> SET PROBLEM: Output every line of the material exactly, omitting images.

-----

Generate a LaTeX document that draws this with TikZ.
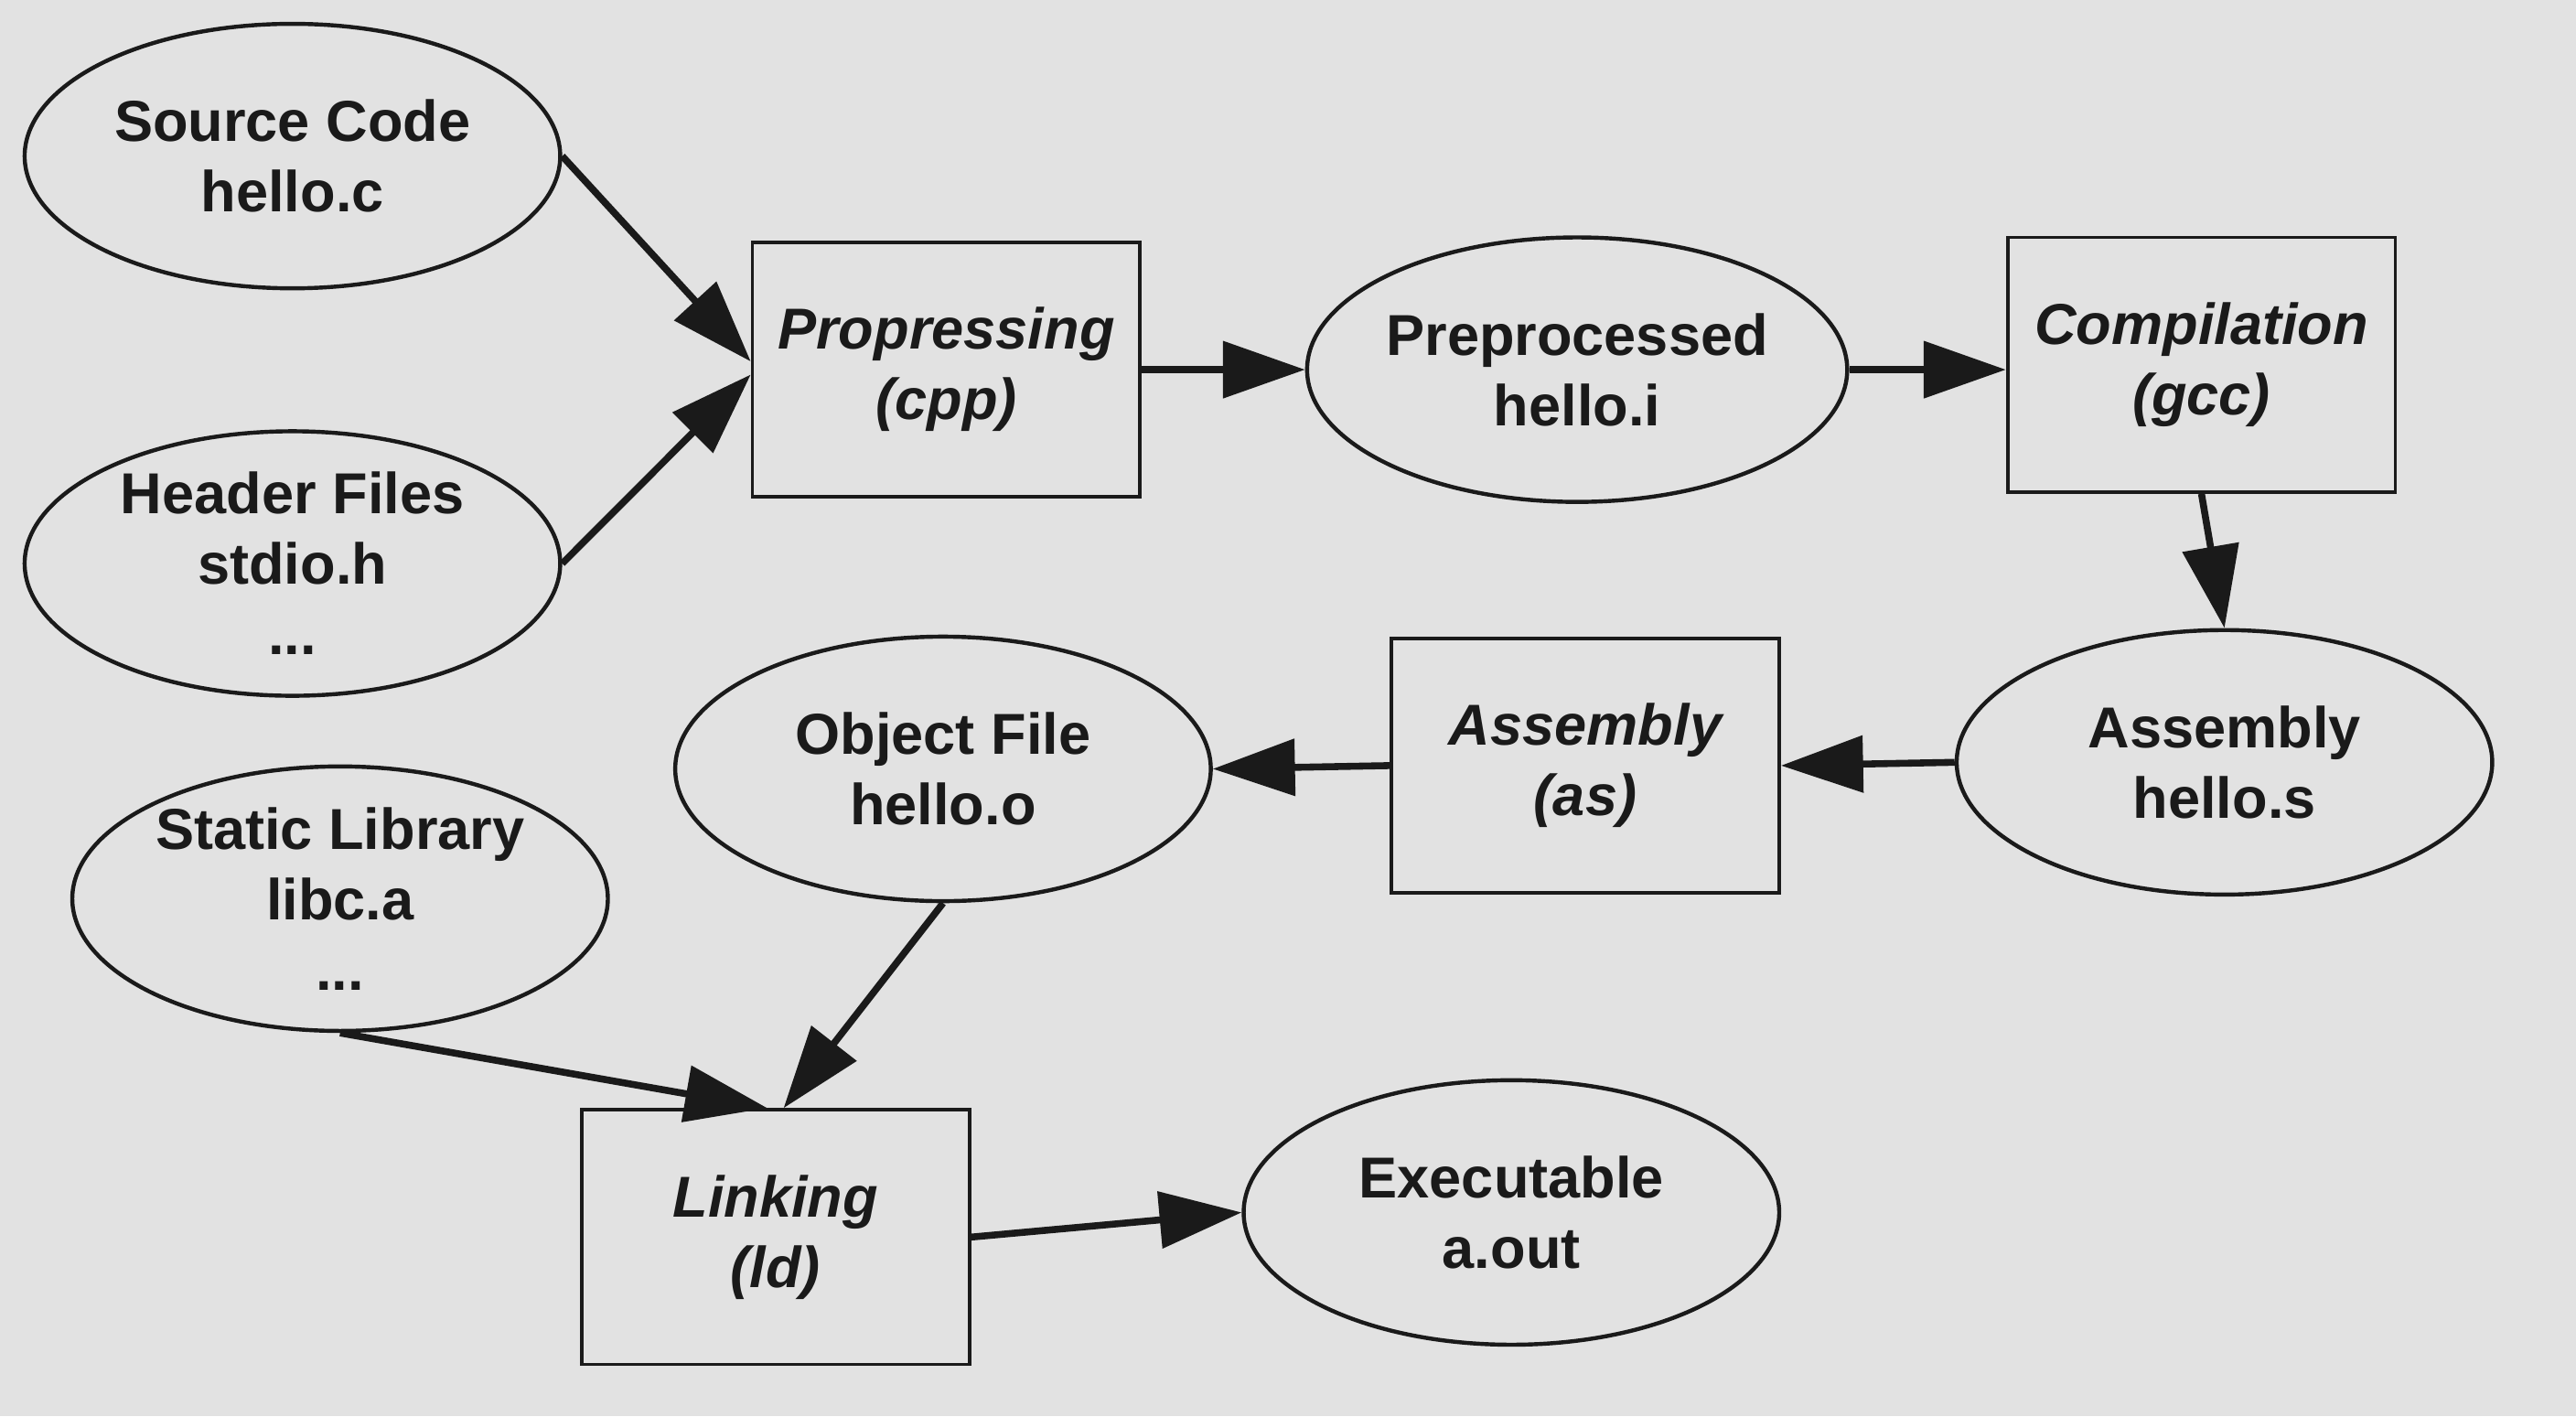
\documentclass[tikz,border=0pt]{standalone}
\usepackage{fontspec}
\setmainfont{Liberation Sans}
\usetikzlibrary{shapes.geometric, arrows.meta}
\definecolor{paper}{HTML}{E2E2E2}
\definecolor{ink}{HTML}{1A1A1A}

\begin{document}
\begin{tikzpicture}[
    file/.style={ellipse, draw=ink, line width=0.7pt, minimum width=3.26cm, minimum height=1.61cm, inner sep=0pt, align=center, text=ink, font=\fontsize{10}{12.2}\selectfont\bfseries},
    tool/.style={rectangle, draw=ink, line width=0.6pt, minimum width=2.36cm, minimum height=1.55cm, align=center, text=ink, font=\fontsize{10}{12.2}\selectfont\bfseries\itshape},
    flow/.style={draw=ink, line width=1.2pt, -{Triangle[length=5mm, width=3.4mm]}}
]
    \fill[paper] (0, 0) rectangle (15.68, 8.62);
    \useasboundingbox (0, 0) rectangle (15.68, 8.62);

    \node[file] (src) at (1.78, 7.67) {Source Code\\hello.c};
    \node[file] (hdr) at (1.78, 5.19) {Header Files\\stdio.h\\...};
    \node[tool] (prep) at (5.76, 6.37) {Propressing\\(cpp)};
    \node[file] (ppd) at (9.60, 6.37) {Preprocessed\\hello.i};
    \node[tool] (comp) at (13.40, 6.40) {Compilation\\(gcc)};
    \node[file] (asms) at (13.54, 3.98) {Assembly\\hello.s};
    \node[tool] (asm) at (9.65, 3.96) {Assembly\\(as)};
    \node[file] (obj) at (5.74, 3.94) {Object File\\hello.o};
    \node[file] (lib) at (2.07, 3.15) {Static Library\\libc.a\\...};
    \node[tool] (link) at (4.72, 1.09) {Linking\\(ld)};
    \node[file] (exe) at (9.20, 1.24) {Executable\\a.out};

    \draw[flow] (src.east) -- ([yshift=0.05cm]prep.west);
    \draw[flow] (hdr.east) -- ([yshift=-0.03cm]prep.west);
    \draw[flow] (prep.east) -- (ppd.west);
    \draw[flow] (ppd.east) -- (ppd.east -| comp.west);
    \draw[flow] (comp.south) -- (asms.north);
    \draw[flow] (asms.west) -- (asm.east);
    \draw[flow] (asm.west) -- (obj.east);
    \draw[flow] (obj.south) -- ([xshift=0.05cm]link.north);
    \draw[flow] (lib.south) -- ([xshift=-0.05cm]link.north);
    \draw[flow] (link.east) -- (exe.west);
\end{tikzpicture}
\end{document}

-----

> ANSWER TO THE PROBLEM:
Generate a LaTeX document that draws this with TikZ.
\documentclass[tikz,border=0pt]{standalone}
\usepackage{fontspec}
\setmainfont{Liberation Sans}
\usetikzlibrary{shapes.geometric, arrows.meta}
\definecolor{paper}{HTML}{E2E2E2}
\definecolor{ink}{HTML}{1A1A1A}

\begin{document}
\begin{tikzpicture}[
    file/.style={ellipse, draw=ink, line width=0.7pt, minimum width=3.26cm, minimum height=1.61cm, inner sep=0pt, align=center, text=ink, font=\fontsize{10}{12.2}\selectfont\bfseries},
    tool/.style={rectangle, draw=ink, line width=0.6pt, minimum width=2.36cm, minimum height=1.55cm, align=center, text=ink, font=\fontsize{10}{12.2}\selectfont\bfseries\itshape},
    flow/.style={draw=ink, line width=1.2pt, -{Triangle[length=5mm, width=3.4mm]}}
]
    \fill[paper] (0, 0) rectangle (15.68, 8.62);
    \useasboundingbox (0, 0) rectangle (15.68, 8.62);

    \node[file] (src) at (1.78, 7.67) {Source Code\\hello.c};
    \node[file] (hdr) at (1.78, 5.19) {Header Files\\stdio.h\\...};
    \node[tool] (prep) at (5.76, 6.37) {Propressing\\(cpp)};
    \node[file] (ppd) at (9.60, 6.37) {Preprocessed\\hello.i};
    \node[tool] (comp) at (13.40, 6.40) {Compilation\\(gcc)};
    \node[file] (asms) at (13.54, 3.98) {Assembly\\hello.s};
    \node[tool] (asm) at (9.65, 3.96) {Assembly\\(as)};
    \node[file] (obj) at (5.74, 3.94) {Object File\\hello.o};
    \node[file] (lib) at (2.07, 3.15) {Static Library\\libc.a\\...};
    \node[tool] (link) at (4.72, 1.09) {Linking\\(ld)};
    \node[file] (exe) at (9.20, 1.24) {Executable\\a.out};

    \draw[flow] (src.east) -- ([yshift=0.05cm]prep.west);
    \draw[flow] (hdr.east) -- ([yshift=-0.03cm]prep.west);
    \draw[flow] (prep.east) -- (ppd.west);
    \draw[flow] (ppd.east) -- (ppd.east -| comp.west);
    \draw[flow] (comp.south) -- (asms.north);
    \draw[flow] (asms.west) -- (asm.east);
    \draw[flow] (asm.west) -- (obj.east);
    \draw[flow] (obj.south) -- ([xshift=0.05cm]link.north);
    \draw[flow] (lib.south) -- ([xshift=-0.05cm]link.north);
    \draw[flow] (link.east) -- (exe.west);
\end{tikzpicture}
\end{document}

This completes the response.